Bland Food & Dull Dialog

Very early this morning I finished reading an excellent mystery by Val McDermid. She’s a great storyteller! I read it with gusto after having slogged through another British mystery by an author who shall remain nameless here. Let’s just say his series is heavily promoted on Amazon and I got sucked in by the book’s location, Whitby. As a diehard Dracula fan, I couldn’t resist it in the run-up to Halloween.

         Comparing the two books is unfair. But the exercise of identifying some of those differences was fun. McDermid’s intricate plot rolled seamlessly out of a cast of multi-dimensional characters. These characters spoke, dressed, thought, and ate, as individuals. None were mere devices needed for the plot. The food in her book illuminated their personalities and dining gave them a chance to talk. In the other book, the characters—and their dining habits—were there to do the heavy lifting of padding a thin story with secondary, paper deep plot turns that were meant to imply full lives. This dialog repeated obvious theories and simplistic observations as the characters pondered the circumstances of the murder. The food was bland; and the conversations were dull.

         This reminded me of several mysteries I read over the summer that left a “meh” taste in my mouth, on top of a dull headache. These were written by Americans and set in various places around the U.S. Like the McDermid characters —and real people—the characters eat. The McDermid detective needs her coffee to function. There are big breakfasts, chocolate bars, sausage rolls, and local restaurants run by people who add to the backdrop of the investigation.
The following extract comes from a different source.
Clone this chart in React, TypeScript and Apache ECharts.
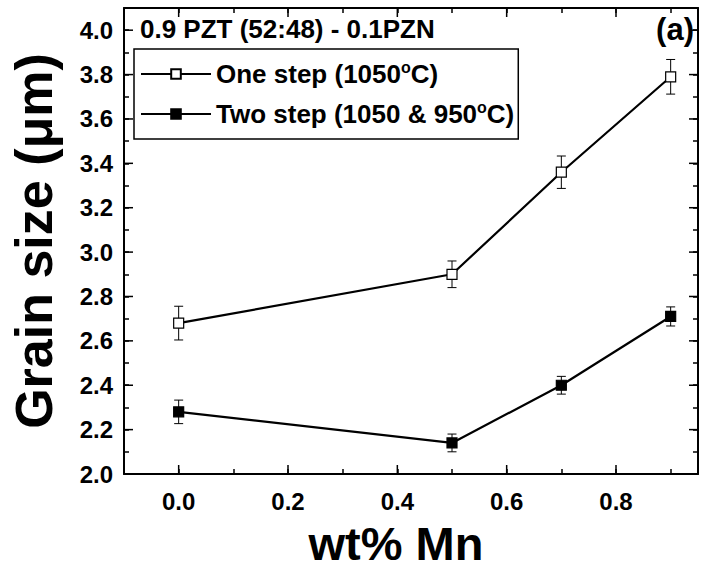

         The dialog of the characters in the other mysteries is as dull as their food choices. I’m pretty sure that conversations about the menu items at Panera and Starbucks are meant to ground the characters in reality; it’s as if known brands in the real world were needed to make the characters relatable. In the not-to-be-named-here British book, the food dialog’s verisimilitude focused on women characters controlling the dining choices of the men. ‘The fish & chips were only okay because they’d gone hiking.’ I couldn’t be convinced to worry along with the ladies—especially when I noticed that the dialog at dinner tables was repetitive and didn’t shed light on the characters inner lives or on the investigation.

         When interesting people talk about interesting things—including a murder—while eating, the dialog is interesting. What’s on the menu can reveal things about the characters. Whatever the dull people ate, it didn’t add spice to their dialog.

What’s on the menu? Bland food and dull dialog? Not here…

Comments

  1. Oh…can I have some please! That plate looks divine. I loathe bland food so I sympathise completely. Something I’ve noticed with /some/ stories is that none of the characters ever seem to eat any vegetables, or salad, or fruit, or anything even remotely healthy. Clearly the authors don’t consider anything unprocessed as…food. :/ Even if your Readers don’t like healthy or spicy or ‘foreign’ food themselves, social conscience should all the odd vegetable onto the menu. Ahem.
    Apologies for the rant, but your post struck a nerve. :d

    • Candy Korman

      I enjoy your rant. It’ sings well with mine. Yes, our food choices reveal things about our lives. Some people never outgrow their childhood misgivings about vegetables or milk. Some people adventure the world through food. For others, it’s merely fuel. All of this is helpful to a storyteller——provided we’re talking humans on earth. In your corner of the science fiction world the eating habits are even more astounding.

      Anyway… I’m tired of brand names being a default for reality. Whether it’s coffee or athletic shoes, it starts to get boring and makes the characters boring too.